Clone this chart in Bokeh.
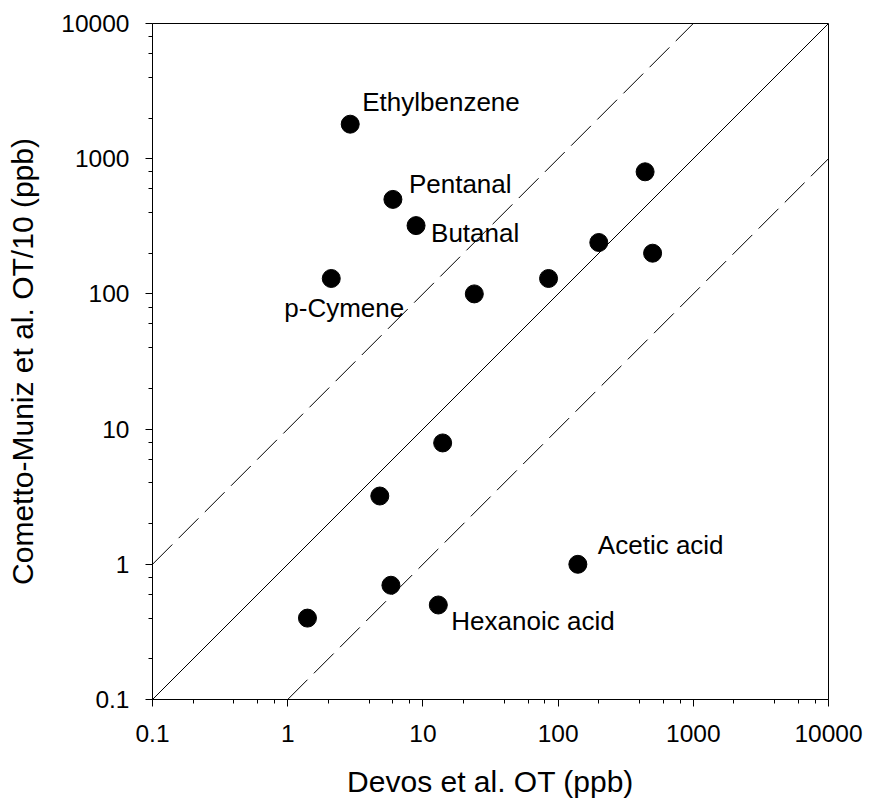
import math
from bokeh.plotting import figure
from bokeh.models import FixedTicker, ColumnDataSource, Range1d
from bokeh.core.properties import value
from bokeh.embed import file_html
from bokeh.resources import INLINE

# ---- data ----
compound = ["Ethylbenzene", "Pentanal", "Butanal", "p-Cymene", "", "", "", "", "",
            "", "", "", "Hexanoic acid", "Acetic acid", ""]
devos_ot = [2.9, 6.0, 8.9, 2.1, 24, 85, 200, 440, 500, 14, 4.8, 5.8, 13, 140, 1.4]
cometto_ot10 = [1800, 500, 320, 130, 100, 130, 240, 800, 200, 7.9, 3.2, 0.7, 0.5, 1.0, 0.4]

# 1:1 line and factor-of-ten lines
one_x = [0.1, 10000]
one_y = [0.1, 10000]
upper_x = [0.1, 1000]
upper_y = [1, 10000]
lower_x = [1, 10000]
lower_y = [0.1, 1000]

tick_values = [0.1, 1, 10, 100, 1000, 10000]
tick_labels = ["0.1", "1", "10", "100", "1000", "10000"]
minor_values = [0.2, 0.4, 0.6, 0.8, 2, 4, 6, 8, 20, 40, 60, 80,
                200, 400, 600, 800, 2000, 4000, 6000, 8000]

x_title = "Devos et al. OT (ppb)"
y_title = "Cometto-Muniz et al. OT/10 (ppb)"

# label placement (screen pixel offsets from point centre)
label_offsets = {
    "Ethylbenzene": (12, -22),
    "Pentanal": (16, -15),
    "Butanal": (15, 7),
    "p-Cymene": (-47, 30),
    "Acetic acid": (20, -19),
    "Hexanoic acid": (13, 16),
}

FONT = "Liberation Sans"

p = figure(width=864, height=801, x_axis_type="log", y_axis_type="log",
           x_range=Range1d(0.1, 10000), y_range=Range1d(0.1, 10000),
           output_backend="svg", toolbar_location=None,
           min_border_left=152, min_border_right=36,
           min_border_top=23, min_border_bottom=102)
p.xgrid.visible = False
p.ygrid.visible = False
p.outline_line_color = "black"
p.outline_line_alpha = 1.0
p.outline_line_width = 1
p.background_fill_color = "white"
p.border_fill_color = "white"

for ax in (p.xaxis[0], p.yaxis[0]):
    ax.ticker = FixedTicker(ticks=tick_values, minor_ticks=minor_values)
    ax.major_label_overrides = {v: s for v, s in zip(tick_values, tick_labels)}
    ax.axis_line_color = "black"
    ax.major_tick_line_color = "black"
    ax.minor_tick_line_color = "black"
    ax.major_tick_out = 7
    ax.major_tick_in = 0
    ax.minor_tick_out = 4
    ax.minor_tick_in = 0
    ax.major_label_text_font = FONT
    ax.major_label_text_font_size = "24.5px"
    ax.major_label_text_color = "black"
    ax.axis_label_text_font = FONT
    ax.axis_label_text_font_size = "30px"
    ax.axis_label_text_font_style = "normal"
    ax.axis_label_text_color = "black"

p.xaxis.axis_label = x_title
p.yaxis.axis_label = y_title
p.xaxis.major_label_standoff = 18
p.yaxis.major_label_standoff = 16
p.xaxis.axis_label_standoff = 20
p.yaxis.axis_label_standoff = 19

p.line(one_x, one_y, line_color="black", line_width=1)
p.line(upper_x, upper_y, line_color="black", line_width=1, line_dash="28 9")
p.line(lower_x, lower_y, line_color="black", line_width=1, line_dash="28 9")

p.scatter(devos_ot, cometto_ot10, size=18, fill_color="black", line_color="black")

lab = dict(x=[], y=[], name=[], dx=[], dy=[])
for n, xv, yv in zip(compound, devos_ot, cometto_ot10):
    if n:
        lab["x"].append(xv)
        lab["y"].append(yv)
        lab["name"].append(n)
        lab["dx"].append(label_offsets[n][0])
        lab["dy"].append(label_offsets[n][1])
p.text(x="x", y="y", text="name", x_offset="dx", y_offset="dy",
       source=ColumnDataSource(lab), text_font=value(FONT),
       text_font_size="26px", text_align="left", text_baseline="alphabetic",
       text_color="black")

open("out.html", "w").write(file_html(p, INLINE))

- - -

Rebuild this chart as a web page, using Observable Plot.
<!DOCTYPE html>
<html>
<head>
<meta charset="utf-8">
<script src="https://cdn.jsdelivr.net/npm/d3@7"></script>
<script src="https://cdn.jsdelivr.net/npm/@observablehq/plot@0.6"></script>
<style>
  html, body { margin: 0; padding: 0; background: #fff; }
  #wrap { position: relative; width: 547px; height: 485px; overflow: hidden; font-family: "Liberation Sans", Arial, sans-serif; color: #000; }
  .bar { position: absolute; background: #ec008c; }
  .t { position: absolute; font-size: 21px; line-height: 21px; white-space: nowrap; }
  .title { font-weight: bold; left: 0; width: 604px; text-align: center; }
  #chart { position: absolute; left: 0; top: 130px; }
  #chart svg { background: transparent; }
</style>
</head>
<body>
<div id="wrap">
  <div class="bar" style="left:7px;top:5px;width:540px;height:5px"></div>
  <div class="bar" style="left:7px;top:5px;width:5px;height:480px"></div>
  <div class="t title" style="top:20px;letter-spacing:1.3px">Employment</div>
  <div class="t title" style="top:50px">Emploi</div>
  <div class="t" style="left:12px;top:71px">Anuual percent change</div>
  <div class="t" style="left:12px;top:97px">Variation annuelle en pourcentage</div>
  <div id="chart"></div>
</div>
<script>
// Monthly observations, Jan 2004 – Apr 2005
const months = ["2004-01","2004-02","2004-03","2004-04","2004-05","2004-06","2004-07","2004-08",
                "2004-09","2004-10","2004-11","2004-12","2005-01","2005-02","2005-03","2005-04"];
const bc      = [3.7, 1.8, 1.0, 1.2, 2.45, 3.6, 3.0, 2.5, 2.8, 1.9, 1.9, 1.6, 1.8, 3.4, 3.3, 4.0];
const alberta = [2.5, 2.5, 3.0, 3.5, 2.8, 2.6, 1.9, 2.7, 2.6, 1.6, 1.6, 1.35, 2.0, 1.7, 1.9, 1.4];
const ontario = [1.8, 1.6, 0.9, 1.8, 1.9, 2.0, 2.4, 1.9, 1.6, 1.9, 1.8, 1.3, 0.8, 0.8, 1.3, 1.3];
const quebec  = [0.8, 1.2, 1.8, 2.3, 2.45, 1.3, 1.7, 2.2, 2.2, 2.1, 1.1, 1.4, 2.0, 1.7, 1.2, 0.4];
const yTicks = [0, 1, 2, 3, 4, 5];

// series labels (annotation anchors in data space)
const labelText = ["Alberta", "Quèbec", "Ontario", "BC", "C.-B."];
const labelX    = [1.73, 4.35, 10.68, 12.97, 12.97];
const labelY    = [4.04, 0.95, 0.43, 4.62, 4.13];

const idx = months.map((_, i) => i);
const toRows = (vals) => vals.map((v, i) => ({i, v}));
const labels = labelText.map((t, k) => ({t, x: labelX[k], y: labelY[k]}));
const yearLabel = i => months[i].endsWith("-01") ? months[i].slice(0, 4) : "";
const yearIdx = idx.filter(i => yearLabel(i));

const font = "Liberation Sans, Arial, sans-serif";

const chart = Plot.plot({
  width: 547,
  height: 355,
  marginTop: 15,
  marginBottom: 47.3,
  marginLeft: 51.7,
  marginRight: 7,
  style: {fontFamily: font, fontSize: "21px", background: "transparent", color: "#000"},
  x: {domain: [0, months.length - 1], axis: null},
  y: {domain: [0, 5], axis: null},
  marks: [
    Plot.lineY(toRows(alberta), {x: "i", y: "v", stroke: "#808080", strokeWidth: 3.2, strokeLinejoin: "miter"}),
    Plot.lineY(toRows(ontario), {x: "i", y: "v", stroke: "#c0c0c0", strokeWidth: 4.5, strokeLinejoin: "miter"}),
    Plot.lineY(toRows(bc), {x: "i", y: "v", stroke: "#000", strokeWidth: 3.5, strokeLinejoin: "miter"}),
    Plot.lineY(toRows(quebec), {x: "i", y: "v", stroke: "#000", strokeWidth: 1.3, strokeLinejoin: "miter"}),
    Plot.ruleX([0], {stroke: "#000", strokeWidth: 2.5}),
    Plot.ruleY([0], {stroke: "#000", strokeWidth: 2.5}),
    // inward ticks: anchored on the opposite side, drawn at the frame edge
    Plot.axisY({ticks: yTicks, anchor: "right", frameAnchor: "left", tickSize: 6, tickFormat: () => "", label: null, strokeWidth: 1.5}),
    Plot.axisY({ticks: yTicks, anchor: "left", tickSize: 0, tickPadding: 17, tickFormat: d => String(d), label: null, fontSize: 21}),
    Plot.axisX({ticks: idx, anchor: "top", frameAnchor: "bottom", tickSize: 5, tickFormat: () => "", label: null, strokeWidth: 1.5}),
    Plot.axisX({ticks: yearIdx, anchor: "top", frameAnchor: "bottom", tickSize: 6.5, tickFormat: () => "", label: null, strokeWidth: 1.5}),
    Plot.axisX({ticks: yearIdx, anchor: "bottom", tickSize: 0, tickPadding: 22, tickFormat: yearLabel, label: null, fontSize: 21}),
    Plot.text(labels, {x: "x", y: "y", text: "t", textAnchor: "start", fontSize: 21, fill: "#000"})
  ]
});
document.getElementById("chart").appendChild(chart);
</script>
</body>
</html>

- - -

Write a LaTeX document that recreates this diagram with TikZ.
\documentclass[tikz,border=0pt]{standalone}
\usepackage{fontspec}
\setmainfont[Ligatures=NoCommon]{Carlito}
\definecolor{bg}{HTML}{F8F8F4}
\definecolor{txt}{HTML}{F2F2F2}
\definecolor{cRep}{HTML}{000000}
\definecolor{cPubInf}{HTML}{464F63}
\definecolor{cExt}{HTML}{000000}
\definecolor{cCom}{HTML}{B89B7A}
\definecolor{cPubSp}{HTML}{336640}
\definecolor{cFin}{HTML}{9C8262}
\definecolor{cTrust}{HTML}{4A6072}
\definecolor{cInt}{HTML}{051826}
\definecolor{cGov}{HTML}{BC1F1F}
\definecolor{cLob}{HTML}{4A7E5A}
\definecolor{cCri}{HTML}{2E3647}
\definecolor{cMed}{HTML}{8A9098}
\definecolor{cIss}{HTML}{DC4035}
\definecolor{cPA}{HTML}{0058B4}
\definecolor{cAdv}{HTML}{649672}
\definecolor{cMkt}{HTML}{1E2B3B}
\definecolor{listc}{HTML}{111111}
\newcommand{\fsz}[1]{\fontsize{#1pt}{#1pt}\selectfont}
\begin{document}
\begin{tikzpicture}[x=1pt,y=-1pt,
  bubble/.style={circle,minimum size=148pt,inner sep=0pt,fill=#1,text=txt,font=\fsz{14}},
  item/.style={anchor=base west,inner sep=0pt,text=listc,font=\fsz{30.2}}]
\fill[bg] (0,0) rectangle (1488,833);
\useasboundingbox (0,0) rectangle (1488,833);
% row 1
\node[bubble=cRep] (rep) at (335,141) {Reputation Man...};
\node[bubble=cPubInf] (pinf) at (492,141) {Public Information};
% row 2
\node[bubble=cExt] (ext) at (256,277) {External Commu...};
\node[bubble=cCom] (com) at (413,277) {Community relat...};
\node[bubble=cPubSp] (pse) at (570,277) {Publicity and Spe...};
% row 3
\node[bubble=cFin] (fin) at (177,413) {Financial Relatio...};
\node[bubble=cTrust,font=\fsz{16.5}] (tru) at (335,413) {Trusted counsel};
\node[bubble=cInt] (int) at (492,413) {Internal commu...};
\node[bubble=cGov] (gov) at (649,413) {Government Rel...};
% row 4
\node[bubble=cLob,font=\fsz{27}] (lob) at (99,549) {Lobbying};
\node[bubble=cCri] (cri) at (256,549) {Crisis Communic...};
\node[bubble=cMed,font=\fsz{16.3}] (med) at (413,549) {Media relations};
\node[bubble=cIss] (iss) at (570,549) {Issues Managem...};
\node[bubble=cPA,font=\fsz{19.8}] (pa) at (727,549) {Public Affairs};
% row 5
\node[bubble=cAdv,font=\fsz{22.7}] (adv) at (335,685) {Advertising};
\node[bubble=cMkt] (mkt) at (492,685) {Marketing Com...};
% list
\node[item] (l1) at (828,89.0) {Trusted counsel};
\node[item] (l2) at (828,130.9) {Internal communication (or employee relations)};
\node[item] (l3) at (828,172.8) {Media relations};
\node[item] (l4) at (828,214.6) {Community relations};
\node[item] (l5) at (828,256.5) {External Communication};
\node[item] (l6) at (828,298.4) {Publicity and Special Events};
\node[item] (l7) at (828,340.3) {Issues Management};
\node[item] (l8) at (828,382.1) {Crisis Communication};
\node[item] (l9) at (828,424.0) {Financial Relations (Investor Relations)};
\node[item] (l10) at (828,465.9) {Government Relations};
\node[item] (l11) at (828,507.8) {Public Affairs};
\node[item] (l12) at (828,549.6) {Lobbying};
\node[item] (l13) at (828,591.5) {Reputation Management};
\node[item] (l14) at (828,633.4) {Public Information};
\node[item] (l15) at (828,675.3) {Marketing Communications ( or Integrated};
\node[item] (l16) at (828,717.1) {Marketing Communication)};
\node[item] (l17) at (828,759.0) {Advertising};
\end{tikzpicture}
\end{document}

- - -

## Task requirements
Pull out all lines containing "this".

## The solution
Clone this chart in Bokeh.
Rebuild this chart as a web page, using Observable Plot.
Write a LaTeX document that recreates this diagram with TikZ.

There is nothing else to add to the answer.